Installment loans are one of the most common types of loans and there is every chance that you already had one, but you just didn’t know what it was called.
To put it simply, an installment loan is a loan where you borrow a certain amount of money and you agree to pay back the loan, plus the interest, in a series of regular payments.
The main difference between an installment loan and a revolving finance agreement, such as credit card, is that, with an installment loan, you can’t borrow more money against that line of credit and the repayment amounts are defined in advance by the direct lenders of installment loans.
The different types of installment loans
When you sign an installment loan agreement, it means that you and the lender have agreed on the amount of the loan, what the interest rate will be, the repayment amounts, and how long the loan will be for. Some typical uses for installment loans are as follows:
- Motor vehicle loans
- Home equity loans.
- Home mortgages and other home loans
- Student loans
- General purpose personal loans
How do you qualify for an installment loan?
Before you are accepted for an installment loan, lenders will usually check your credit score to make sure that you are eligible for a loan. Certain types of loans may also require more extensive background checks as well.
To apply for a typical auto loan, you may only need your current address and a brief recent employment history, whereas a home loan may require details of your assets, copies of your bank statements, and full details of your employment history.
If you were applying for student loan, you are likely to need the details of the school or college you will be attending and details of your parent’s financial situation may be required as well.
You can usually expect to have an installment loan application accepted if you have good credit, are in employment and you have a good financial status.
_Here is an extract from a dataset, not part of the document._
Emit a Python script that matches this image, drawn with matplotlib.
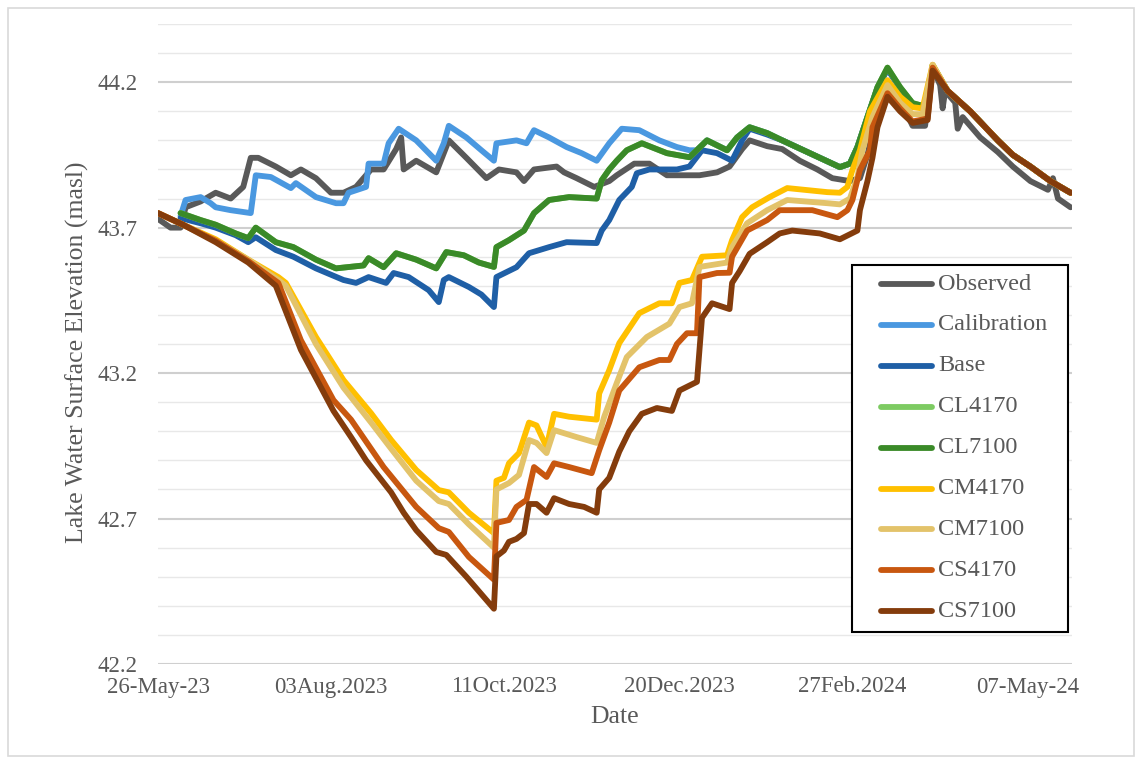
import matplotlib
matplotlib.use("Agg")
import matplotlib.pyplot as plt
import matplotlib.dates as mdates
from matplotlib.ticker import FixedLocator
from matplotlib.patches import Rectangle
from matplotlib.lines import Line2D
import numpy as np
import pandas as pd

# ---------------- data (day offset from 26-May-2023, elevation masl) ----------------
START = pd.Timestamp("2023-05-26")

x_tick_dates = ["2023-05-26", "2023-08-03", "2023-10-11", "2023-12-20", "2024-02-27", "2024-05-07"]
x_tick_labels = ["26-May-23", "03Aug.2023", "11Oct.2023", "20Dec.2023", "27Feb.2024", "07-May-24"]
y_ticks = [42.2, 42.7, 43.2, 43.7, 44.2]

OBSERVED = [(0, 43.73), (5, 43.70), (9, 43.70), (11, 43.77), (17, 43.79), (23, 43.82), (29, 43.80),
            (34, 43.84), (37, 43.94), (40, 43.94), (47, 43.91), (53, 43.88), (57, 43.90), (63, 43.87),
            (69, 43.82), (74, 43.82), (79, 43.84), (85, 43.90), (90, 43.90), (95, 43.97), (97, 44.01),
            (98, 43.90), (103, 43.93), (111, 43.89), (116, 44.00), (123, 43.94), (131, 43.87),
            (136, 43.90), (143, 43.89), (146, 43.86), (150, 43.90), (159, 43.91), (162, 43.89),
            (167, 43.87), (174, 43.84), (180, 43.86), (183, 43.88), (190, 43.92), (196, 43.92),
            (203, 43.88), (216, 43.88), (223, 43.89), (228, 43.91), (233, 43.97), (236, 44.00),
            (243, 43.98), (249, 43.97), (256, 43.93), (263, 43.90), (269, 43.87), (276, 43.86),
            (280, 43.87), (283, 43.95), (287, 44.10), (291, 44.20), (296, 44.14), (301, 44.05),
            (306, 44.05), (309, 44.25), (312, 44.19), (313, 44.11), (314, 44.17), (318, 44.13),
            (319, 44.04), (321, 44.08), (328, 44.01), (335, 43.96), (341, 43.91), (348, 43.86),
            (355, 43.83), (357, 43.87), (359, 43.80), (364, 43.77)]

CALIBRATION = [(9, 43.74), (11, 43.795), (17, 43.805), (21, 43.784), (23, 43.77), (29, 43.76),
               (37, 43.75), (39, 43.88), (45, 43.874), (53, 43.836), (55, 43.853), (63, 43.805),
               (71, 43.784), (74, 43.784), (76, 43.82), (83, 43.84), (84, 43.92), (90, 43.92),
               (92, 43.99), (96, 44.04), (103, 44.00), (111, 43.93), (114, 43.99), (116, 44.05),
               (123, 44.01), (129, 43.966), (134, 43.93), (135, 43.99), (143, 44.00), (147, 43.99),
               (150, 44.035), (156, 44.01), (163, 43.977), (169, 43.956), (175, 43.93), (180, 43.99),
               (185, 44.04), (192, 44.035), (200, 44.00), (207, 43.977), (212, 43.966), (215, 43.966),
               (219, 44.00), (227, 43.966), (231, 44.01), (236, 44.045), (243, 44.025), (249, 44.00),
               (260, 43.956), (272, 43.908), (276, 43.92), (279, 43.977), (283, 44.08), (287, 44.18),
               (291, 44.245), (296, 44.18), (301, 44.125), (307, 44.11), (309, 44.255), (315, 44.17),
               (324, 44.10), (335, 44.00), (341, 43.95), (348, 43.91), (356, 43.86), (364, 43.82)]

BASE = [(9, 43.733), (17, 43.715), (23, 43.70), (31, 43.674), (36, 43.65), (39, 43.667), (47, 43.623),
        (54, 43.60), (63, 43.56), (74, 43.52), (79, 43.51), (84, 43.53), (91, 43.51), (94, 43.544),
        (100, 43.53), (108, 43.485), (112, 43.444), (114, 43.52), (116, 43.53), (124, 43.496),
        (129, 43.47), (134, 43.427), (135, 43.53), (143, 43.564), (148, 43.612), (156, 43.633),
        (163, 43.65), (175, 43.647), (177, 43.69), (180, 43.726), (184, 43.795), (189, 43.84),
        (191, 43.887), (196, 43.90), (207, 43.90), (212, 43.91), (217, 43.966), (223, 43.956),
        (229, 43.93), (233, 44.00), (236, 44.04), (243, 44.02), (249, 44.00), (260, 43.956),
        (272, 43.908), (276, 43.92), (279, 43.977), (283, 44.08), (287, 44.18), (291, 44.245),
        (296, 44.18), (301, 44.125), (307, 44.11), (309, 44.255), (315, 44.17), (324, 44.10),
        (335, 44.00), (341, 43.95), (348, 43.91), (356, 43.86), (364, 43.82)]

CL7100 = [(9, 43.75), (17, 43.726), (23, 43.71), (31, 43.68), (36, 43.664), (39, 43.70), (47, 43.65),
          (54, 43.633), (63, 43.59), (71, 43.56), (82, 43.57), (84, 43.595), (90, 43.564), (95, 43.612),
          (103, 43.59), (111, 43.56), (115, 43.616), (122, 43.605), (128, 43.58), (134, 43.565),
          (135, 43.633), (140, 43.657), (146, 43.69), (150, 43.75), (156, 43.795), (164, 43.805),
          (175, 43.80), (177, 43.863), (180, 43.90), (183, 43.93), (187, 43.966), (193, 43.99),
          (203, 43.956), (212, 43.942), (219, 44.00), (227, 43.966), (231, 44.01), (236, 44.045),
          (243, 44.025), (249, 44.00), (260, 43.956), (272, 43.908), (276, 43.92), (279, 43.977),
          (283, 44.08), (287, 44.183), (291, 44.25), (296, 44.183), (301, 44.128), (307, 44.114),
          (309, 44.258), (315, 44.17), (324, 44.10), (335, 44.00), (341, 43.95), (348, 43.91),
          (356, 43.86), (364, 43.82)]

# CL4170 is indistinguishable from CL7100 in the figure (drawn underneath)
CL4170 = list(CL7100)

CM4170 = [(0, 43.75), (10, 43.71), (23, 43.66), (36, 43.59), (48, 43.53), (51, 43.51), (63, 43.324),
          (74, 43.176), (85, 43.062), (93, 42.97), (103, 42.867), (112, 42.798), (116, 42.79),
          (124, 42.72), (134, 42.65), (135, 42.83), (138, 42.84), (140, 42.89), (144, 42.925),
          (148, 43.03), (151, 43.02), (155, 42.946), (158, 43.06), (164, 43.05), (175, 43.04),
          (176, 43.13), (180, 43.21), (184, 43.303), (192, 43.406), (200, 43.44), (205, 43.44),
          (208, 43.51), (213, 43.52), (217, 43.60), (227, 43.605), (229, 43.657), (233, 43.736),
          (237, 43.77), (244, 43.805), (251, 43.836), (267, 43.822), (272, 43.82), (275, 43.84),
          (277, 43.898), (280, 43.966), (284, 44.10), (291, 44.207), (296, 44.15), (301, 44.114),
          (305, 44.11), (309, 44.26), (315, 44.17), (324, 44.10), (335, 44.00), (341, 43.95),
          (348, 43.91), (356, 43.86), (364, 43.82)]

CM7100 = [(0, 43.75), (10, 43.71), (23, 43.655), (36, 43.59), (48, 43.52), (51, 43.50), (63, 43.30),
          (74, 43.15), (85, 43.03), (93, 42.94), (103, 42.83), (112, 42.76), (116, 42.75), (124, 42.68),
          (134, 42.60), (135, 42.80), (140, 42.822), (144, 42.85), (148, 42.97), (151, 42.96),
          (155, 42.925), (158, 43.004), (167, 42.98), (175, 42.96), (178, 43.05), (183, 43.166),
          (187, 43.255), (195, 43.324), (204, 43.37), (208, 43.427), (213, 43.44), (216, 43.565),
          (227, 43.58), (229, 43.633), (235, 43.715), (243, 43.76), (251, 43.795), (267, 43.784),
          (272, 43.78), (276, 43.80), (279, 43.874), (281, 43.966), (285, 44.08), (291, 44.19),
          (296, 44.13), (301, 44.09), (305, 44.09), (309, 44.26), (315, 44.17), (324, 44.10),
          (335, 44.00), (341, 43.95), (348, 43.91), (356, 43.86), (364, 43.82)]

CS4170 = [(0, 43.75), (10, 43.71), (23, 43.655), (36, 43.585), (48, 43.51), (57, 43.313), (70, 43.107),
          (77, 43.04), (90, 42.877), (103, 42.74), (112, 42.667), (116, 42.654), (124, 42.568),
          (134, 42.49), (135, 42.685), (140, 42.695), (143, 42.74), (147, 42.764), (150, 42.877),
          (155, 42.843), (158, 42.89), (164, 42.877), (173, 42.856), (176, 42.935), (180, 43.03),
          (184, 43.14), (192, 43.22), (200, 43.245), (204, 43.245), (207, 43.30), (211, 43.337),
          (215, 43.337), (216, 43.53), (223, 43.544), (228, 43.545), (229, 43.60), (235, 43.69),
          (243, 43.726), (248, 43.76), (261, 43.76), (271, 43.736), (275, 43.76), (277, 43.795),
          (280, 43.898), (284, 43.966), (285, 44.045), (291, 44.162), (296, 44.11), (301, 44.065),
          (307, 44.075), (309, 44.25), (315, 44.17), (324, 44.10), (335, 44.00), (341, 43.95),
          (348, 43.91), (356, 43.86), (364, 43.82)]

CS7100 = [(0, 43.75), (10, 43.71), (23, 43.65), (36, 43.58), (47, 43.50), (57, 43.28), (70, 43.07),
          (77, 42.98), (83, 42.90), (93, 42.79), (98, 42.72), (103, 42.66), (111, 42.585),
          (115, 42.575), (123, 42.50), (134, 42.39), (135, 42.57), (138, 42.59), (140, 42.62),
          (143, 42.63), (146, 42.65), (148, 42.75), (151, 42.75), (155, 42.72), (158, 42.77),
          (164, 42.75), (170, 42.74), (175, 42.72), (176, 42.80), (180, 42.84), (184, 42.93),
          (188, 43.00), (193, 43.06), (199, 43.08), (205, 43.07), (208, 43.14), (215, 43.17),
          (217, 43.39), (221, 43.44), (228, 43.42), (229, 43.51), (232, 43.55), (236, 43.61),
          (243, 43.65), (248, 43.68), (253, 43.69), (264, 43.68), (272, 43.66), (279, 43.69),
          (280, 43.76), (283, 43.86), (285, 43.94), (287, 44.045), (291, 44.15), (296, 44.10),
          (301, 44.06), (307, 44.07), (309, 44.24), (315, 44.17), (324, 44.10), (335, 44.00),
          (341, 43.95), (348, 43.91), (356, 43.86), (364, 43.82)]

series_names = ["Observed", "Calibration", "Base", "CL4170", "CL7100",
                "CM4170", "CM7100", "CS4170", "CS7100"]
series_data = [OBSERVED, CALIBRATION, BASE, CL4170, CL7100, CM4170, CM7100, CS4170, CS7100]
series_colors = ["#595959", "#4A98E0", "#1F5FA6", "#7DCB62", "#3A8A28",
                 "#FFC000", "#E3C36A", "#C8570F", "#843C0C"]

# ---------------- figure ----------------
W, H = 1142, 763
plt.rcParams["font.family"] = ["Liberation Serif", "DejaVu Serif"]
fig = plt.figure(figsize=(W / 100, H / 100), dpi=100)
fig.patch.set_facecolor("white")


def fx(px):
    return px / W


def fy(py):
    return 1 - py / H


# outer chart border
fig.add_artist(Rectangle((fx(8), fy(756)), (W - 16) / W, (H - 15) / H, transform=fig.transFigure,
                         fill=False, edgecolor="#d9d9d9", linewidth=1.2))

ax = fig.add_axes([fx(158), fy(664), (1072 - 158) / W, (664 - 24) / H])

for name, data, col in zip(series_names, series_data, series_colors):
    days = [d for d, _ in data]
    vals = [v for _, v in data]
    dates = START + pd.to_timedelta(days, unit="D")
    ax.plot(dates, vals, color=col, linewidth=4.2, solid_joinstyle="round",
            solid_capstyle="round", label=name, zorder=3)

ax.set_xlim(START, START + pd.Timedelta(days=364.6))
ax.set_ylim(42.2, 44.4)

ax.xaxis.set_major_locator(FixedLocator(mdates.date2num(pd.to_datetime(x_tick_dates))))
ax.set_xticklabels(x_tick_labels)
ax.yaxis.set_major_locator(FixedLocator(y_ticks))
ax.set_yticklabels([f"{v:.1f}" for v in y_ticks])
ax.yaxis.set_minor_locator(FixedLocator(np.round(np.arange(42.2, 44.41, 0.1), 1)))

for s in ax.spines.values():
    s.set_visible(False)
ax.tick_params(axis="both", which="both", length=0, labelsize=16.5, labelcolor="#595959")
ax.tick_params(axis="y", pad=15)
ax.tick_params(axis="x", pad=9)

ax.grid(False, axis="x")
ax.grid(True, axis="y", which="minor", color="#e8e8e8", linewidth=1.0, zorder=0)
ax.grid(True, axis="y", which="major", color="#cfcfcf", linewidth=1.5, zorder=1)
ax.set_axisbelow(True)

ax.set_xlabel("Date", fontsize=18.5, color="#595959")
ax.set_ylabel("Lake Water Surface Elevation (masl)", fontsize=18.5, color="#595959")
ax.xaxis.set_label_coords(0.5, -(706 - 664) / 640)
ax.yaxis.set_label_coords((89 - 158) / 914, (664 - 352) / 640)

# legend box (drawn in figure pixel layout to match the reference)
leg_left, leg_top, leg_right, leg_bottom = 852, 265, 1068, 632
fig.add_artist(Rectangle((fx(leg_left), fy(leg_bottom)), (leg_right - leg_left) / W,
                         (leg_bottom - leg_top) / H, transform=fig.transFigure,
                         facecolor="white", edgecolor="black", linewidth=1.5, zorder=5))
row_y0, row_step = 284, 40.9
for i, (name, col) in enumerate(zip(series_names, series_colors)):
    yy = fy(row_y0 + i * row_step)
    fig.add_artist(Line2D([fx(881), fx(932)], [yy, yy], transform=fig.transFigure, color=col,
                          linewidth=4.2, solid_capstyle="round", zorder=6))
    fig.text(fx(938), yy, name, fontsize=17.5, color="#595959", va="center", ha="left", zorder=7)

fig.savefig("out.png", dpi=100, facecolor="white")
Often, adding a co-signer to an installment loan will increase the chances of an application being accepted and it will reduce the interest rates as well.
As a general rule, loan eligibility and interest rates improve with lower debt-to-income ratios (DTI), higher annual incomes, and better credit ratings.
Lenders use credit scores to determine risk and they use DTI to determine how much a potential borrower can responsibly borrow.
What you need to know before you apply for an installment loan
Find out what your credit score is before you apply for an installment loan, because, if you know what your credit score is, it could help you secure the best loan for you.
If you check your credit score before you apply for a loan, you will have the chance to correct any errors that may be on your credit file and that may give you more choice of lenders and it may reduce the interest rate that you are charged.
Similarly, you might also find that you are only a few points away from having an excellent credit score, in which case it might be better to wait for few months before you apply for a loan.
It is also important that you understand what all your borrowing options are. When you are buying a car, for example, a car dealer is quite likely to offer you a loan through their own financing department, but you would probably get a much better deal by taking out an installment loan from another independent source.
How to improve your chances of qualifying for an installment loan
To improve your eligibility for a loan, you will need to take a look at your current financial situation. The first things look at are your credit score and at what you currently have outstanding in borrowings.
You could raise your credit score by repaying some of your debts and by having any errors that you might find on your credit file corrected.
To lower your debt-to-income ratio, you could pay off some your existing debts. A co-signer on an installment loan will also improve your eligibility and reduce the interest rate that you will be charged.
It would also increase the amount that a lender would be willing to lend to you.
Installment loans are an extremely good way to buy things that you don’t have the cash immediately available for. The longer the loan period, the smaller the monthly repayments are going to be.
However, it is also important to remember that long term loans also attract more interest, so you will pay more for what you borrow over the full life of the loan.